My BA is in Linguistics and Global Studies, which is a combination of Economics, History, Anthropology, Politics, and Intercultural Communication. These studies give me qualifications for academic translations in the humanities, and my Global Studies major gives me a spring-board to learn more in-depth about International Law and to potentially specialize in law in the long-term. In my experience, however, there is not a huge market for academic translations and without taking extra course, it is not sufficient to give my a qualification in the law.

So then the next question, is how to become qualified in a subject not previously studied or directly worked in. I have heard arguments that an ideal translator is someone who have worked in that field and becomes a translator, i.e. an author who decides to translate literature, a lawyer who decides to translate legal texts, a banker who decides to translate financial documents, an engineer who decides to translate technical documents. The main thesis of this argument is sensible, one should translate what they understand. However, it seems to negate the importance of linguistic knowledge as well as the role of research that even a layman is capable of. I may not be an expert in insurance or family registers, yet I can do serious research into these subjects in both the source and target language and create a well-written translation. Of course, there are more specialized texts in medicine or automotive-related that I could not in good faith accept.

So then how much research makes one an expert? Of course, a Google search may be sufficient to understand the meaning of a particular text, but few would claim that qualifies them as an expert.

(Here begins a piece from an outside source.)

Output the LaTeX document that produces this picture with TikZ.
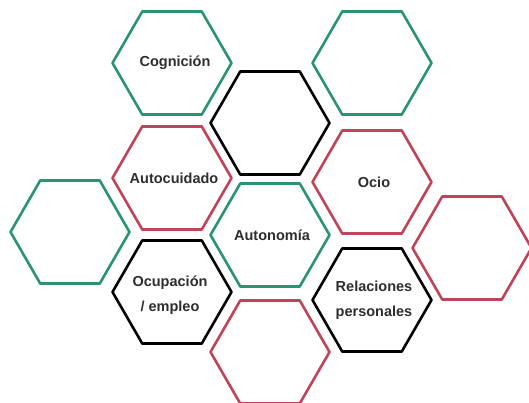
\documentclass[tikz,border=0pt]{standalone}
\usepackage{fontspec}
\setmainfont{Liberation Sans}
\usetikzlibrary{shapes.geometric}
\definecolor{hexgreen}{RGB}{42,148,112}
\definecolor{hexred}{RGB}{192,67,90}
\definecolor{hextext}{RGB}{45,45,45}
\tikzset{
	hex/.style={regular polygon, regular polygon sides=6, minimum size=119pt, inner sep=0pt, line width=2.6pt, line join=round},
	hgreen/.style={hex, draw=hexgreen},
	hred/.style={hex, draw=hexred},
	hblack/.style={hex, draw=black},
	hlabel/.style={text=hextext, font=\bfseries\fontsize{14.5}{25}\selectfont, align=center, inner sep=0pt}
}

\begin{document}
\begin{tikzpicture}[x=1pt, y=-1pt]
			%%%%% START %%%%%
			
			\useasboundingbox (0, 0) rectangle (529, 403);
			
			\node[hgreen] (cognicion) at (172, 63) {};
			\node[hblack] (topmid) at (270, 123) {};
			\node[hgreen] (topright) at (372, 63) {};
			
			\node[hred] (autocuidado) at (172, 178) {};
			\node[hred] (ocio) at (372, 182) {};
			
			\node[hgreen] (left) at (70, 232) {};
			\node[hgreen] (autonomia) at (270, 235) {};
			\node[hred] (right) at (472, 248) {};
			
			\node[hblack] (ocupacion) at (172, 292) {};
			\node[hblack] (relaciones) at (372, 300) {};
			\node[hred] (bottom) at (270, 352) {};
			
			% texts
			\node[hlabel] (t-cognicion) at ([xshift=3pt]cognicion) {Cognición};
			\node[hlabel] (t-autocuidado) at ([xshift=2pt]autocuidado) {Autocuidado};
			\node[hlabel] (t-ocio) at ([xshift=2pt]ocio) {Ocio};
			\node[hlabel] (t-autonomia) at ([xshift=2pt]autonomia) {Autonomía};
			\node[hlabel] (t-ocupacion) at ([xshift=-2pt,yshift=-3pt]ocupacion) {Ocupación\\/ empleo};
			\node[hlabel] (t-relaciones) at ([xshift=2pt]relaciones) {Relaciones\\personales};
			
			%%%%% END %%%%%
		\end{tikzpicture}
\end{document}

I have gone to one talk about Patents and attempted to apply for a training program doing them, enough to understand how complicated this genre of translation is. (I’d go as far as to say, it made me realize this specialization much like automotive specific technical translation is not for me.) Taking a course in your desired genre (ie. finance, medicine, pharmaceuticals, law, etc) either content or translation focused is one step towards specializing in the subject, that in and of itself is insufficient for specialization. Ideally if someone wants to be an expert in a particular industry they need to study that industry by reading textbooks, taking courses, getting experience translating between their language pairs in it, and keeping up with companies and people in that industry. One talk I went to by a legal translator recommended joining industry groups so that you can talk to the leaders in that industry and learn what the most pressing issues were. Reading one book or going to one lecture on a subject doesn’t make one an expert, however, doing countless hours of research, doing various courses on the subject whether it’s online or in person, reading lots of books on the subject, and joining groups about this subject overtime can turn one into an expert.

One should pick a specialization that they are interested in or passionate about, or one that they understand, while keeping in mind what market is like for this area. (Localization is a large industry, but it doesn’t pay as well as a specialization in law or medicine. Conversely, getting qualified in law and medicine is quite expensive and time consuming.) I know people who work in localization and love manga and light novels, they are experts at using slang and translating humor. I know a medical interpreter who never studied nursing, but who did training in healthcare interpreting and feels fulfilled in her job. I know some self-proclaimed generalists who are quite happy translating all sorts of texts and find nothing wrong with not specializing. For myself, the last few months, I have begun looking more into translating contracts and specifically human rights law and immigration law, and while I’m certain there are more actual jobs in contracts, within the next five years I would like to specialize in this area of international law.

At a later date, I’ll speak a little more specifically about Legal Translation.